Selon les agences humanitaires et les autorités gouvernementales, des groupes de rebelles ont occupé brièvement dimanche dernier la localité de Goz Beida située à 160 Kms à l’ouest de la frontière avec le Soudan, et à quelque 200 Kms au sud de la ville d’Abéché, le centre régional des opérations humanitaires.
« Les éléments rebelles ont attaqué hier vers 16 heures la localité de Goz Beida. Ils ont été repoussés par l’armée nationale tchadienne », a déclaré Hourmadji Moussa Doumgor, le porte-parole du gouvernement.
Les travailleurs humanitaires contactés lundi à Goz Beida ont confirmé ces informations et ont indiqué par ailleurs n’avoir subi aucune menace de la part des rebelles.
Cette récente offensive fait suite à de nombreuses attaques menées cette année par une rébellion tchadienne décidée à renverser le Président Idriss Deby.
Pour certains observateurs, cette escalade des accrochages fait de plus en plus de morts d’autant plus qu’elle intervient à un moment où l’on assiste aussi à une recrudescence des attaques meurtrières des milices Janjawid contre les populations civiles tchadiennes.
Dans un communiqué publié vendredi dernier par Amnesty International, l’organisation britannique a indiqué qu’une nouvelle vague d’agressions contre les populations vivant à proximité de la frontière tchado-soudanaise a commencé le 3 octobre et se poursuit encore.
Selon Gaetan Mootoo, un collaborateur tchadien d’Amnesty International qui s’est rendu dans l’Est du Tchad, les attaques des milices Janjawid interviennent généralement en même temps que les offensives de la rébellion, puisque l’armée nationale tchadienne est plutôt occupée à poursuivre les groupes rebelles qu’à défendre ses frontières.
« Lorsque vous observez la manière dont les attaques se déroulent dans les régions qui ne sont pas défendues par l’armée tchadienne, on constate une absence de dispositif de protection des civils.
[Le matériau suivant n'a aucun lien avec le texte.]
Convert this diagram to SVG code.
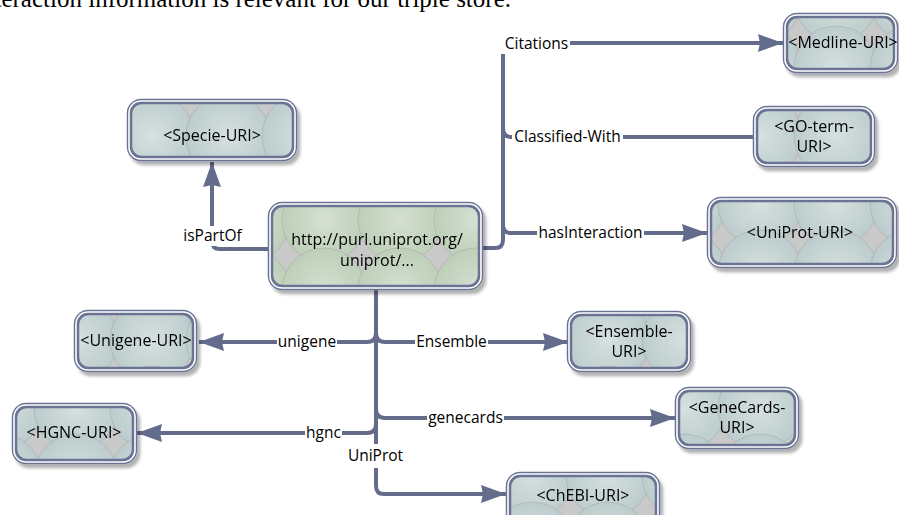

Les Janjawid, exploitant ces lacunes, s’attaquent alors aux populations sans défense », a expliqué M. Mootoo.
« Si les patrouilles étaient fréquentes, il y aurait moins d’attaques ou pas d’attaques du tout », a-t-il ajouté. « Nous avons constaté que lorsqu’il y a une présence militaire, les milices Janjawid s’abstiennent de toute attaques ».
Le Président Deby a accusé le Soudan d’héberger des groupes rebelles hostiles à son gouvernement, mais le gouvernement de Khartoum a toujours rejeté ces accusations et reproché plutôt à M. Deby d’offrir un sanctuaire à la rébellion soudanaise dans l’Est du Tchad.
Le Tchad et Soudan ont signé un accord par lequel les deux Etats s’engagent à ne pas héberger de groupes rebelles hostiles à leur gouvernement respectif. La semaine dernière, les deux pays ont également décidé de mener des patrouilles terrestres conjointes le long de leur frontière commune.
Selon Adrien Fenou, analyste tchadien chez Global Insight, un groupe de prévision économique basé à Londres, l’alliance entre les gouvernements du Soudan et du Tchad et leurs groupes rebelles respectifs a plutôt tendance à se renforcer.
« Auparavant, les rebelles tchadiens partaient de leurs bases arrières implantées au Darfour (Soudan) pour mener des attaques en territoire tchadien, ou lançaient des offensives sur des régions du Tchad et se repliaient en territoire soudanais. Aujourd’hui, par exemple, les alliances entre le gouvernement tchadien et la rébellion soudanaise qui combat le gouvernement de Khartoum sont plus évidentes », a-t-il expliqué.
« Ces alliances ne sont pas formelles. Elles se créent de manière implicite, dans certaines circonstances », a précisé M. Fenou. « Si, par exemple, la [rébellion soudanaise] aide le gouvernement tchadien à éliminer les groupes rebelles [hostiles à N’Djamena], il est entendu que les autorités tchadiennes toléreront la présence de rebelles soudanais sur leur territoire. Rien n’est formalisé et tout peut changer en fonction des réalités militaires ».
L’attaque de dimanche dernier a permis de découvrir l’existence d’un mouvement rebelle jusqu’alors inconnu : l’Union des forces pour la démocratie et le développement (UFDD). De l’avis de certains analystes, l’UFDD est une fusion de trois mouvements tchadiens, dont le Front uni pour le changement démocratique (FUCD), le groupe rebelle le plus important avant son éclatement début 2006.